I can make that include to set up the shared global and try to make sure it's included in all instances and all ways I want to use the code, or make all the call sites resilient to it not existing, or I can just use the included OS mechanism for doing this and since that's always available, I get it for free.

Also, dry run mode isn't necessarily something you want set in a config. It's generally something you run once or twice prior to running for real (the normal case) or while in development/debugging. It's not something you would want to set in code and accidentally forget and push live, and generally a good dry run mode will look like it succeeded without actually succeeding, mocking responses that would fail along the way, because you aren't testing one small thing you're testing a workflow of some sort generally which has a few steps.

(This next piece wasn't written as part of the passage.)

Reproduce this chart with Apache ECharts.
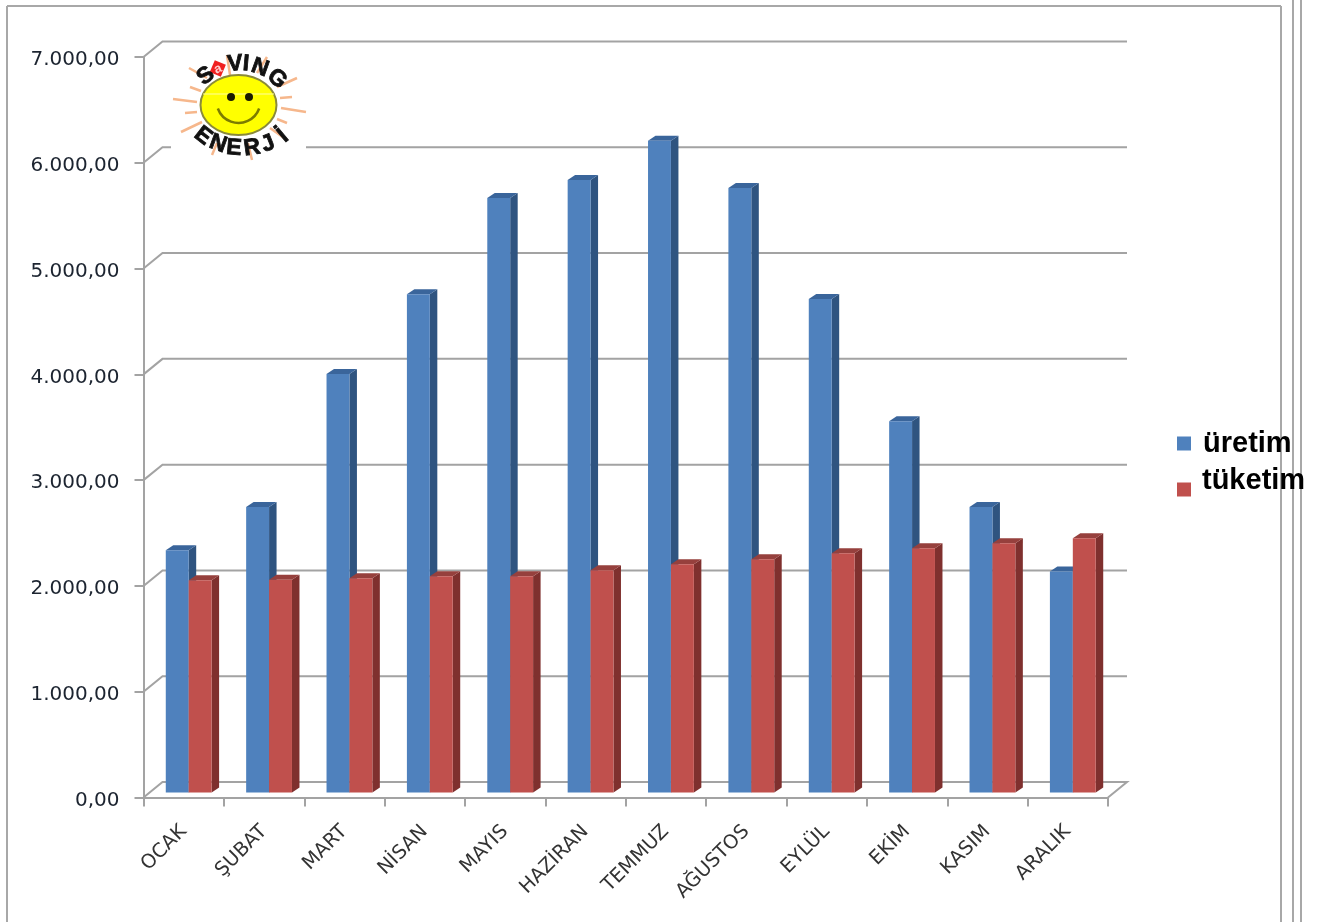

That said, I fully admit the trade-off might go a different way for different languages. Using a compiled strongly typed language may mean there's enough bits to check that you need to write a debug/dry run helper function to make it convenient, so there's not a lot lost by requiring setup in that as well. But for something like Perl (and I assume Python and Ruby and JS, to almost the same degree) where I can do:

    warn "Calling out to foo() with args: " . Dumper($args) if $ENV{DEBUG} and $ENV{DEBUG} >= 2;
    foo($args) if not $ENV{DRY_RUN};
and it will be completely valid, obvious and idiomatic with zero additional work, there's a real draw to using environment vars for these two specific cases (even if not for all config).